Estos asuntos son sagrados. Yo no soy quién para opinar.
Martes 21 de marzo
Odiosas comparaciones
Yo no sé en qué estaría pensando el comisario del Museo d’Orsay cuando se propuso esta exposición sobre Cézanne y Pissarro. Es verdad que viven de fecha en fecha bastante igualados, aunque Cézanne, el discípulo, sobreviva tres años a Pissarro. No es menos cierto que eran muy buenos amigos y vivieron y pintaron juntos y felices. El susto le viene a uno cuando ve sus pinturas las unas junto a las otras. Parece como si alguien hubiera previsto un diabólico plan para hundir a Pissarro, arruinar a los propietarios de sus cuadros y llevar al suicidio a los autores de tesis doctorales sobre el impresionismo.
Desde la mismísima entrada, donde cuelgan sus efigies mirando al público, ya está todo dicho. Ambos autorretratos son de 1873. Pissarro busca el parecido, Cézanne busca la pintura. Una diferencia que se constata cruelmente cuando se plantean objetos similares como el Jardín de Maubuisson de 1877. Se sentaron uno junto al otro en los taburetes plegables. Miraron al mismo lugar, un ameno huertecillo con frutales. Se dirigieron una sonrisa mientras mezclaban los pigmentos. Luego uno pintó un paisaje y el otro pintó la pintura.

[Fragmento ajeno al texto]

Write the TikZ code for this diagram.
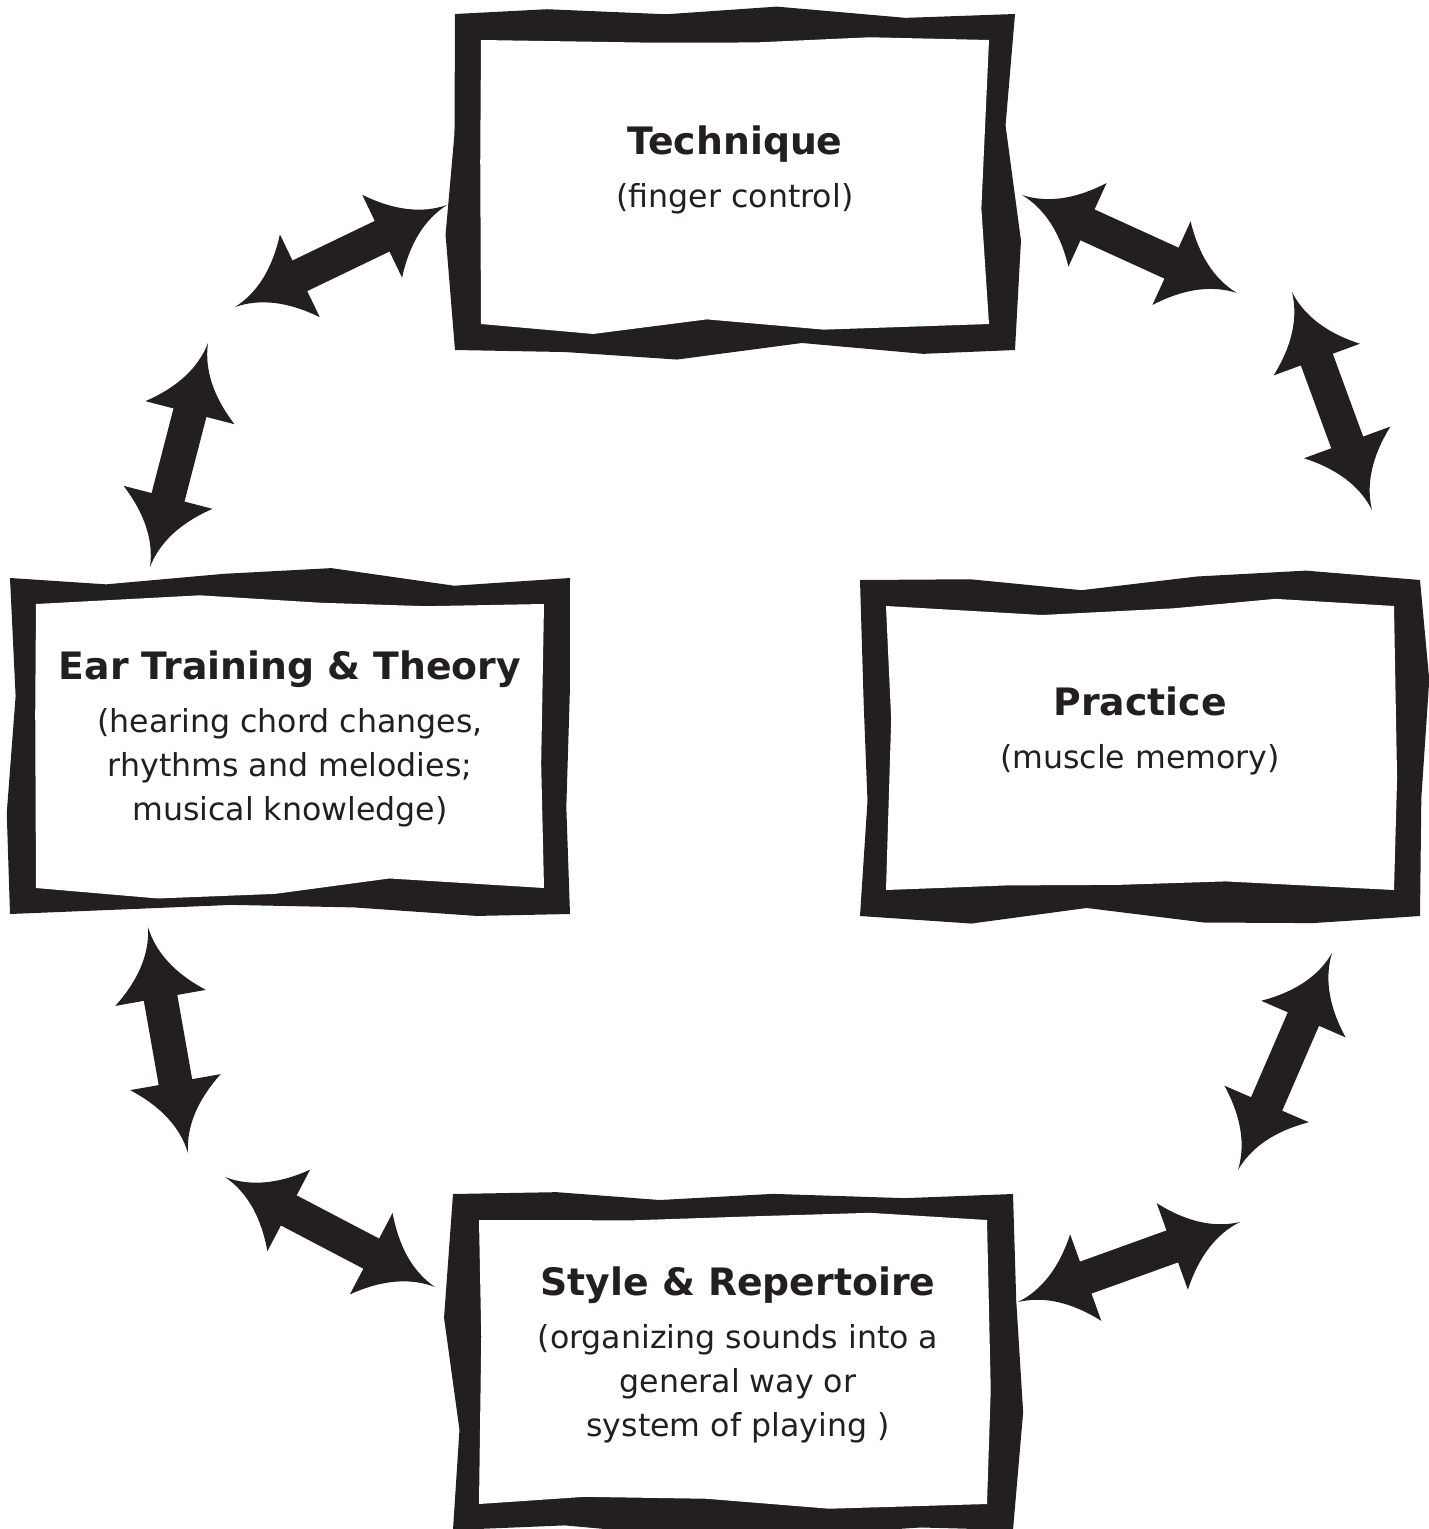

Pissarro, como los impresionistas a los que se unió, cree estar copiando el mundo, imitándolo, dando su visión personal sobre cosas que todo el mundo es capaz de ver, árboles, vacas, señoras o atardeceres. Cree realmente que el mundo es anterior a lo que él pinta. Los impresionistas no son modernos, son clásicos.
Cézanne no copia el mundo, la naturaleza o los objetos, sino que pinta la pintura, la inventa como arte soberano que no depende de la existencia de árboles, vacas, señoras y atardeceres. Su pintura es, en todo caso, la creadora de mundos y si me apuran de vacas. Es un moderno, aunque muy posiblemente él no lo supiera.
Lo más bonito, sin embargo, es que Cézanne siempre le tuvo un gran cariño a Pissarro y cuando éste murió se sintió tan desolado que copió algunas telas del difunto para consolarse y recordarle, como quien mira fotos de un antiguo paisaje destruido por la guerra, o quizás como quien desteje el tapiz de una amada Penélope.
Las copias, ciertamente, acaban de hundir al pobre Pissarro en la nada, sin que tal fuera la voluntad de Cézanne, muy al contrario, pero son como feroces puñetazos que golpean allí donde Pissarro había pintado tiernas mejillas. Hay amores que matan.